DATA SHOWN =

* BEGIN *

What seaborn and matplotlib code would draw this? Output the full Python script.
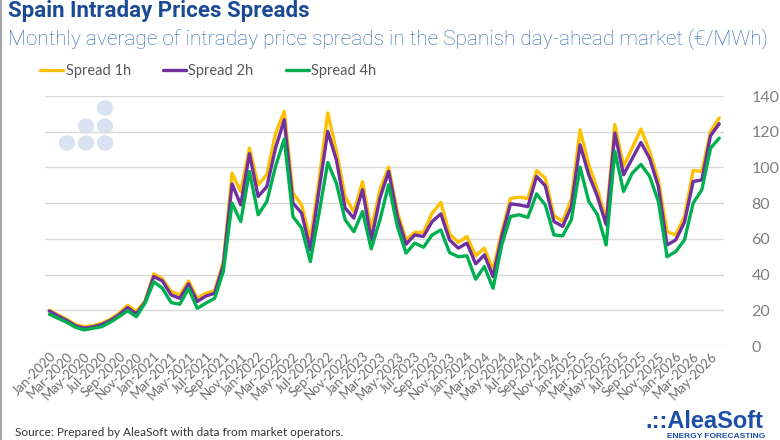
import numpy as np
import pandas as pd
import seaborn as sns
import matplotlib.pyplot as plt
from matplotlib.patches import Ellipse
from matplotlib.lines import Line2D

# monthly values, Jan-2020 .. Jun-2026
months = pd.date_range("2020-01-01", "2026-06-01", freq="MS")

spread_1h = [
    20, 17.4, 15, 12, 10.8, 11.4, 12.7, 15, 18.3, 22.8, 19.3, 25.2,
    40.4, 37.6, 30.5, 28.6, 36.4, 26.7, 29.5, 31, 47.3, 96.8, 86.5, 110.8,
    90.3, 95.9, 119, 131.4, 85.6, 79, 59.4, 93, 130.5, 109, 83.7, 75,
    92, 65, 87.5, 100.2, 75.3, 59.4, 63.7, 63.6, 74.4, 80.4, 62.8, 58,
    61.3, 50.5, 54.8, 42.6, 64, 82.6, 83.4, 82.6, 98.3, 94, 73, 69.7,
    82.4, 121, 101.5, 87.5, 70.7, 124, 100.7, 111, 121.5, 109, 93, 64,
    62.2, 72.5, 98.3, 97.8, 120.2, 127.7,
]
spread_2h = [
    19.6, 16.8, 14.3, 11.3, 10, 10.7, 12, 14.3, 17.5, 21.5, 18, 24.6,
    38.9, 36.4, 28.6, 26.7, 34.8, 24.9, 28, 29.5, 45.4, 90.8, 79, 107.7,
    83.7, 89.3, 110.8, 126.7, 80, 74.4, 53.8, 87.5, 120.2, 104, 77.2, 71.6,
    87.5, 59.4, 82.8, 97.8, 72.5, 57, 62.2, 61.3, 69.7, 74, 59.4, 54.8,
    57.6, 46, 51, 38.9, 61.3, 79.6, 79, 78, 95, 89.7, 69.7, 67,
    78, 112.7, 95.9, 83.7, 67.9, 119.3, 95.9, 105, 114, 105, 89.3, 56.6,
    59.4, 69.3, 92.1, 93, 117.8, 124.5,
]
spread_4h = [
    17.8, 15.5, 13.3, 10.5, 9, 9.9, 10.8, 13.3, 16.4, 19.8, 16.4, 24,
    36, 32.3, 24.3, 23.4, 32.3, 21.1, 24, 26.7, 41.7, 80, 69.7, 97.8,
    73.5, 80.9, 100.6, 115.9, 72.5, 66, 47.3, 74.4, 102.8, 91, 70.7, 64,
    75.3, 54.4, 70.7, 90.3, 67, 52, 57.6, 55.3, 62.2, 65, 52.3, 50,
    50.5, 37.4, 44.5, 32.3, 56.6, 72.5, 73.5, 72, 85.2, 79, 62.2, 61.7,
    70.7, 100.2, 81, 73.5, 56.6, 109, 86.5, 96.8, 101.7, 95, 81, 50,
    52.9, 59.4, 80, 87.5, 110.8, 116.4,
]

series_names = ["Spread 1h", "Spread 2h", "Spread 4h"]
colors = ["#FFC000", "#7030A0", "#00B050"]
month_labels = [m.strftime("%b-%Y") for m in months]

df = pd.DataFrame({
    "idx": np.arange(len(months)),
    "Spread 1h": spread_1h,
    "Spread 2h": spread_2h,
    "Spread 4h": spread_4h,
}).melt(id_vars="idx", var_name="series", value_name="value")

sns.set_style("white")
plt.rcParams["font.family"] = ["Lato", "DejaVu Sans"]

fig = plt.figure(figsize=(7.8, 4.4), dpi=100)
ax = fig.add_axes([45 / 780, 1 - 346 / 440, 678.6 / 780, 250 / 440])

# watermark dots
for cx, cy in [(67, 143), (86, 143), (105, 143), (86, 126), (105, 126), (105, 108)]:
    fig.add_artist(Ellipse((cx / 780, 1 - cy / 440), 15 / 780, 14 / 440,
                           transform=fig.transFigure, color="#D9E2F1", zorder=0))

sns.lineplot(data=df, x="idx", y="value", hue="series", palette=colors,
             hue_order=series_names, linewidth=2.4, ax=ax, legend=False)

ax.set_xlim(-0.5, len(months) - 0.5)
ax.set_ylim(0, 140)
ax.set_yticks(range(0, 141, 20))
ax.yaxis.tick_right()
ax.tick_params(axis="y", length=0, pad=20, labelsize=11.5, labelcolor="#7F7F7F")
ax.set_xticks(range(0, len(months), 2))
ax.set_xticklabels(month_labels[::2], rotation=45, ha="right",
                   rotation_mode="anchor", fontsize=9.5, color="#6E6E6E")
ax.tick_params(axis="x", length=0, pad=3)
ax.grid(axis="y", color="#D9D9D9", linewidth=1)
ax.set_axisbelow(True)
for s in ax.spines.values():
    s.set_visible(False)
ax.set_xlabel("")
ax.set_ylabel("")
ax.patch.set_alpha(0)

handles = [Line2D([], [], color=c, linewidth=2.4) for c in colors]
fig.legend(handles, series_names, loc="center left", bbox_to_anchor=(27 / 780, 1 - 71 / 440),
           ncol=3, frameon=False, handlelength=1.6, handletextpad=0.15, columnspacing=2.2,
           prop={"family": "Lato", "size": 10.5}, labelcolor="#595959")

fig.text(8 / 780, 1 - 17 / 440, "Spain Intraday Prices Spreads", fontsize=16,
         fontweight="bold", color="#1C4B95", family="Roboto")
fig.text(8 / 780, 1 - 44 / 440,
         "Monthly average of intraday price spreads in the Spanish day-ahead market (\u20ac/MWh)",
         fontsize=15, color="#2F64AE", family="Roboto", fontweight="light")
fig.text(15 / 780, 1 - 436 / 440,
         "Source: Prepared by AleaSoft with data from market operators.",
         fontsize=8.5, color="#333333")
fig.text(645 / 780, 1 - 428 / 440, ".::AleaSoft", fontsize=17, fontweight="bold",
         color="#1E4FA8", family="Liberation Sans")
fig.text(765 / 780, 1 - 440 / 440, "ENERGY FORECASTING", fontsize=6, fontweight="bold",
         color="#1E4FA8", ha="right", va="bottom", family="Liberation Sans")

fig.add_artist(Line2D([0.5 / 780, 0.5 / 780], [0, 1], color="#A6A6A6", linewidth=1.5,
                      transform=fig.transFigure))

fig.savefig("out.png", dpi=100)
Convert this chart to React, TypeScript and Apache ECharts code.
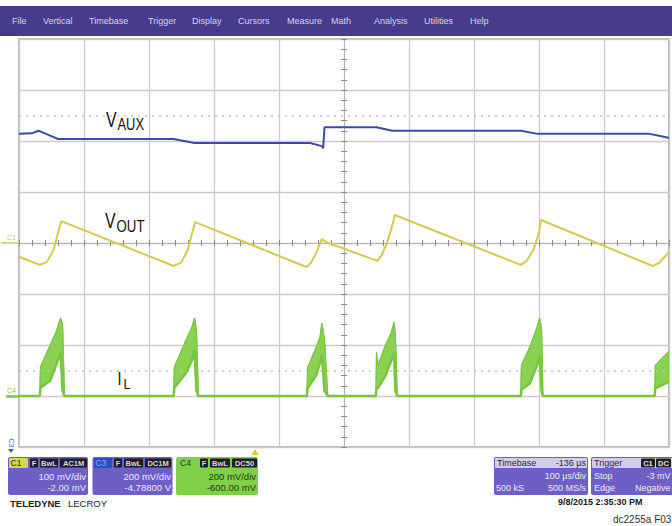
import React, { useEffect, useRef } from "react";
import * as echarts from "echarts";

// ---------- data (time in µs, amplitude in screen divisions) ----------
const menuItems = ["File", "Vertical", "Timebase", "Trigger", "Display", "Cursors", "Measure", "Math", "Analysis", "Utilities", "Help"];
const menuX = [12, 43, 89, 148, 192, 238, 287, 331, 374, 424, 470];

const vauxTime = [-500, -480, -470, -462, -440, -262, -230, -52, -34, -32, -30, 50, 74, 272, 298, 470, 494, 500];
const vauxDiv = [2.14, 2.15, 2.2, 2.16, 2.04, 2.04, 1.96, 1.96, 1.9, 1.86, 2.27, 2.27, 2.2, 2.2, 2.14, 2.14, 2.08, 2.06];

const voutTime = [-500, -468, -457, -447, -442, -438, -435,
  -262, -251, -241, -236, -232, -229,
  -58, -51, -43, -38, -34, -28,
  51, 58, 66, 71, 76, 78,
  272, 281, 292, 297, 301, 303,
  475, 485, 492, 500];
const voutDiv = [-0.27, -0.43, -0.37, -0.14, 0.1, 0.29, 0.43,
  -0.45, -0.39, -0.16, 0.08, 0.27, 0.41,
  -0.47, -0.39, -0.2, -0.04, 0.08, 0.02,
  -0.35, -0.24, 0, 0.2, 0.42, 0.55,
  -0.43, -0.35, -0.12, 0.08, 0.27, 0.45,
  -0.45, -0.39, -0.29, -0.18];

const ilTime = [-500,
  -468, -467, -452, -443, -436, -433, -430,
  -262, -261, -243, -234, -230, -227, -224,
  -57, -56, -43, -37, -34, -30, -25,
  49, 50, 52, 64, 73, 77, 79, 82,
  272, 273, 286, 297, 301, 304, 306,
  478, 479, 500];
const ilUpper = [-3,
  -3, -2.43, -2.0, -1.75, -1.47, -1.6, -3,
  -3, -2.43, -1.9, -1.65, -1.47, -1.7, -3,
  -3, -2.45, -2.05, -1.85, -1.57, -1.9, -3,
  -3, -2.14, -2.4, -2.0, -1.75, -1.55, -1.8, -3,
  -3, -2.39, -2.04, -1.65, -1.47, -1.7, -3,
  -3, -2.4, -2.12];
const ilLower = [-3,
  -3, -2.84, -2.7, -2.4, -2.15, -2.9, -3,
  -3, -2.84, -2.55, -2.3, -2.1, -2.9, -3,
  -3, -2.85, -2.6, -2.35, -2.2, -2.9, -3,
  -3, -2.85, -2.85, -2.6, -2.3, -2.15, -2.9, -3,
  -3, -2.88, -2.75, -2.4, -2.2, -2.9, -3,
  -3, -2.85, -2.72];

const refLevels = [2.5, -2.5];

const c1Lines = ["100 mV/div", "-2.00 mV"];
const c3Lines = ["200 mV/div", "-4.78800 V"];
const c4Lines = ["200 mV/div", "-600.00 mV"];
const c1Tags = ["F", "BwL", "AC1M"];
const c3Tags = ["F", "BwL", "DC1M"];
const c4Tags = ["F", "BwL", "DC50"];
const timebaseHeader = ["Timebase", "-136 µs"];
const timebaseRows = [["", "100 µs/div"], ["500 kS", "500 MS/s"]];
const triggerRows = [["Stop", "-3 mV"], ["Edge", "Negative"]];
const dateText = "9/8/2015 2:35:30 PM";
const figId = "dc2255a F03";

const FONT = "Liberation Sans, Arial, sans-serif";
const PURPLE = "#6e5fc6";
const BOXTXT = "#eceafb";

function zip(a: number[], b: number[]) {
  return a.map((v, i) => [v, b[i]]);
}

function txt(x: number, y: number, text: string, o: any = {}) {
  return {
    type: "text",
    x,
    y,
    silent: true,
    z: 100,
    rotation: o.rotation || 0,
    scaleX: o.scaleX || 1,
    style: {
      text,
      fill: o.fill || "#222",
      fontSize: o.size || 9,
      fontFamily: o.family || FONT,
      fontWeight: o.weight || "normal",
      align: o.align || "left",
      verticalAlign: o.va || "middle",
    },
  };
}

function rect(x: number, y: number, w: number, h: number, fill: string, r = 0) {
  return { type: "rect", silent: true, z: 90, shape: { x, y, width: w, height: h, r }, style: { fill } };
}

function tagRow(xs: number[], ws: number[], labels: string[], y: number) {
  const out: any[] = [];
  labels.forEach((l, i) => {
    out.push(rect(xs[i], y, ws[i], 9, "#1f1d26", 1));
    out.push(txt(xs[i] + ws[i] / 2, y + 4.8, l, { fill: "#d8d8d8", size: 7.5, align: "center", weight: "bold" }));
  });
  return out;
}

function buildGraphic() {
  const g: any[] = [];
  // menu bar
  g.push(rect(0, 6, 672, 30, "#473c8b"));
  menuItems.forEach((m, i) => g.push(txt(menuX[i], 21, m, { fill: "#d6d4ea", size: 9 })));

  // waveform labels (condensed look via horizontal scaling)
  g.push(txt(106, 120, "V", { size: 22, fill: "#111", scaleX: 0.72 }));
  g.push(txt(117.5, 124, "AUX", { size: 17, fill: "#111", scaleX: 0.76 }));
  g.push(txt(105, 221, "V", { size: 22, fill: "#111", scaleX: 0.72 }));
  g.push(txt(116.5, 226, "OUT", { size: 17, fill: "#111", scaleX: 0.78 }));
  g.push(txt(117.5, 378, "I", { size: 18, fill: "#111", scaleX: 0.8 }));
  g.push(txt(123.5, 384, "L", { size: 15, fill: "#111", scaleX: 0.85 }));

  // channel markers on the left
  g.push({ type: "line", silent: true, z: 95, shape: { x1: 1, y1: 243, x2: 19, y2: 243 }, style: { stroke: "#d2c862", lineWidth: 1.5 } });
  g.push(txt(7, 237, "C1", { fill: "#c8bf40", size: 7 }));
  g.push({ type: "line", silent: true, z: 95, shape: { x1: 6, y1: 396.5, x2: 19, y2: 396.5 }, style: { stroke: "#7cc744", lineWidth: 2.5 } });
  g.push(txt(7, 390, "C4", { fill: "#7cc744", size: 7 }));
  g.push(txt(11, 443, "C3", { fill: "#4a5fb8", size: 7, rotation: -Math.PI / 2, align: "center" }));
  g.push({ type: "polygon", silent: true, z: 95, shape: { points: [[8, 449], [14, 449], [11, 453]] }, style: { fill: "#4a5fb8" } });

  // trigger position marker
  g.push({ type: "polygon", silent: true, z: 95, shape: { points: [[251.5, 455], [258.5, 455], [255, 449]] }, style: { fill: "#e0c830" } });

  // C1 box
  g.push(rect(8, 457, 80, 38, PURPLE, 2));
  g.push(rect(9, 458, 19, 10, "#d9d455", 1));
  g.push(txt(10.5, 463.3, "C1", { fill: "#2a2a20", size: 8.5 }));
  g.push(...tagRow([30, 40, 60], [8, 18, 27], c1Tags, 458.5));
  g.push(txt(86, 476, c1Lines[0], { fill: BOXTXT, size: 9.5, align: "right" }));
  g.push(txt(86, 487.5, c1Lines[1], { fill: BOXTXT, size: 9.5, align: "right" }));

  // C3 box
  g.push(rect(92.5, 457, 80, 38, PURPLE, 2));
  g.push(rect(94, 458, 18, 10, "#2e4fc4", 1));
  g.push(txt(95.5, 463.3, "C3", { fill: "#8aa6ff", size: 8.5 }));
  g.push(...tagRow([114, 124, 145], [8, 19, 26], c3Tags, 458.5));
  g.push(txt(171, 476, c3Lines[0], { fill: BOXTXT, size: 9.5, align: "right" }));
  g.push(txt(171, 487.5, c3Lines[1], { fill: BOXTXT, size: 9.5, align: "right" }));

  // C4 box
  g.push(rect(176, 457, 82, 38, "#80cf46", 2));
  g.push(txt(180, 463.3, "C4", { fill: "#1d3b0f", size: 8.5 }));
  g.push(...tagRow([200, 210, 232], [8, 20, 25], c4Tags, 458.5));
  g.push(txt(256, 476, c4Lines[0], { fill: "#1d3b0f", size: 9.5, align: "right" }));
  g.push(txt(256, 487.5, c4Lines[1], { fill: "#1d3b0f", size: 9.5, align: "right" }));

  // brand
  g.push(txt(10, 503, "TELEDYNE", { fill: "#1a1a1a", size: 9.5, weight: "bold" }));
  g.push(txt(68, 503, "LECROY", { fill: "#1a1a1a", size: 9.5 }));

  // Timebase box
  g.push(rect(494, 457, 94, 38, PURPLE, 2));
  g.push(rect(495, 458, 92, 10, "#d2cdee", 1));
  g.push(txt(497, 463.3, timebaseHeader[0], { fill: "#2a2550", size: 9 }));
  g.push(txt(586, 463.3, timebaseHeader[1], { fill: "#2a2550", size: 9, align: "right" }));
  timebaseRows.forEach((r, i) => {
    const y = 476 + i * 11.5;
    if (r[0]) g.push(txt(496, y, r[0], { fill: BOXTXT, size: 9 }));
    g.push(txt(586, y, r[1], { fill: BOXTXT, size: 9, align: "right" }));
  });

  // Trigger box
  g.push(rect(591, 457, 90, 38, PURPLE, 2));
  g.push(rect(592, 458, 88, 10, "#d2cdee", 1));
  g.push(txt(594, 463.3, "Trigger", { fill: "#2a2550", size: 9 }));
  g.push(rect(641, 458.5, 14, 9, "#1f1d26", 1));
  g.push(txt(648, 463.3, "C1", { fill: "#e0e0e0", size: 7.5, align: "center", weight: "bold" }));
  g.push(rect(656, 458.5, 15, 9, "#1f1d26", 1));
  g.push(txt(663.5, 463.3, "DC", { fill: "#e0e0e0", size: 7.5, align: "center", weight: "bold" }));
  triggerRows.forEach((r, i) => {
    const y = 476 + i * 11.5;
    g.push(txt(594, y, r[0], { fill: BOXTXT, size: 9 }));
    g.push(txt(670.5, y, r[1], { fill: BOXTXT, size: 9, align: "right" }));
  });

  g.push(txt(558, 502, dateText, { fill: "#1a1a1a", size: 9, weight: "bold" }));
  g.push(txt(613, 519, figId, { fill: "#333", size: 10 }));
  return g;
}

const tickStyle = { color: "#8e8888", width: 1 };
const centerLine = { color: "#bcb4b4", width: 1 };

export default function App() {
  const ref = useRef<HTMLDivElement>(null);
  useEffect(() => {
    if (!ref.current) return;
    const chart = echarts.init(ref.current, undefined, { renderer: "svg" });
    const xBase = {
      type: "value",
      min: -500,
      max: 500,
      interval: 100,
      axisLabel: { show: false },
      axisLine: { show: true, onZero: true, onZeroAxisIndex: 0, lineStyle: centerLine },
      axisTick: { show: true, length: 3, lineStyle: tickStyle },
      minorTick: { show: true, splitNumber: 5, length: 3, lineStyle: tickStyle },
    };
    const yBase = {
      type: "value",
      min: -4,
      max: 4,
      interval: 1,
      axisLabel: { show: false },
      axisLine: { show: true, onZero: true, onZeroAxisIndex: 0, lineStyle: centerLine },
      axisTick: { show: true, length: 3, lineStyle: tickStyle },
      minorTick: { show: true, splitNumber: 5, length: 3, lineStyle: tickStyle },
    };
    const option: any = {
      animation: false,
      backgroundColor: "#ffffff",
      grid: {
        left: 19,
        top: 39,
        width: 650,
        height: 408,
        show: true,
        borderColor: "#aba3a3",
        borderWidth: 1.5,
        backgroundColor: "#ffffff",
      },
      xAxis: [
        { ...xBase, position: "bottom", splitLine: { show: true, lineStyle: { color: "#cfc8c8", width: 1.3 } } },
        { ...xBase, position: "top", splitLine: { show: false } },
      ],
      yAxis: [
        { ...yBase, position: "left", splitLine: { show: true, lineStyle: { color: "#cfc8c8", width: 1.3 } } },
        { ...yBase, position: "right", splitLine: { show: false } },
      ],
      series: [
        {
          name: "VAUX",
          type: "line",
          data: zip(vauxTime, vauxDiv),
          showSymbol: false,
          lineStyle: { color: "#3a4da2", width: 2 },
          z: 5,
          markLine: {
            silent: true,
            symbol: "none",
            label: { show: false },
            lineStyle: { color: "#c4c0c0", width: 1.5, type: [2, 5] },
            data: refLevels.map((v) => ({ yAxis: v })),
          },
        },
        {
          name: "VOUT",
          type: "line",
          data: zip(voutTime, voutDiv),
          showSymbol: false,
          lineStyle: { color: "#d5ca4c", width: 2 },
          z: 5,
        },
        {
          name: "IL band",
          type: "custom",
          data: [[0, -3]],
          encode: { x: 0, y: 1 },
          clip: true,
          z: 4,
          renderItem: (_p: any, api: any) => {
            const pts: number[][] = [];
            for (let i = 0; i < ilTime.length; i++) pts.push(api.coord([ilTime[i], ilUpper[i]]));
            for (let i = ilTime.length - 1; i >= 0; i--) pts.push(api.coord([ilTime[i], ilLower[i]]));
            return {
              type: "polygon",
              shape: { points: pts },
              style: { fill: "#8ad352", stroke: "#7cc744", lineWidth: 1 },
            };
          },
        },
        {
          name: "IL upper",
          type: "line",
          data: zip(ilTime, ilUpper),
          showSymbol: false,
          lineStyle: { color: "#7cc744", width: 1.2 },
          z: 5,
        },
        {
          name: "IL",
          type: "line",
          data: zip(ilTime, ilLower),
          showSymbol: false,
          lineStyle: { color: "#78c540", width: 2.5 },
          z: 5,
        },
      ],
      graphic: { elements: buildGraphic() },
    };
    chart.setOption(option);
    return () => chart.dispose();
  }, []);
  return (
    <div
      ref={ref}
      style={{ position: "fixed", left: 0, top: 0, width: 672, height: 526, background: "#fff" }}
    />
  );
}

* END *

WHAT THE TASK REQUIRES = Omit every picture, and please return the entries exactly from the first line through the line with "from matplotlib.lines import Line2D", both included.

REPLY =
What seaborn and matplotlib code would draw this? Output the full Python script.
import numpy as np
import pandas as pd
import seaborn as sns
import matplotlib.pyplot as plt
from matplotlib.patches import Ellipse
from matplotlib.lines import Line2D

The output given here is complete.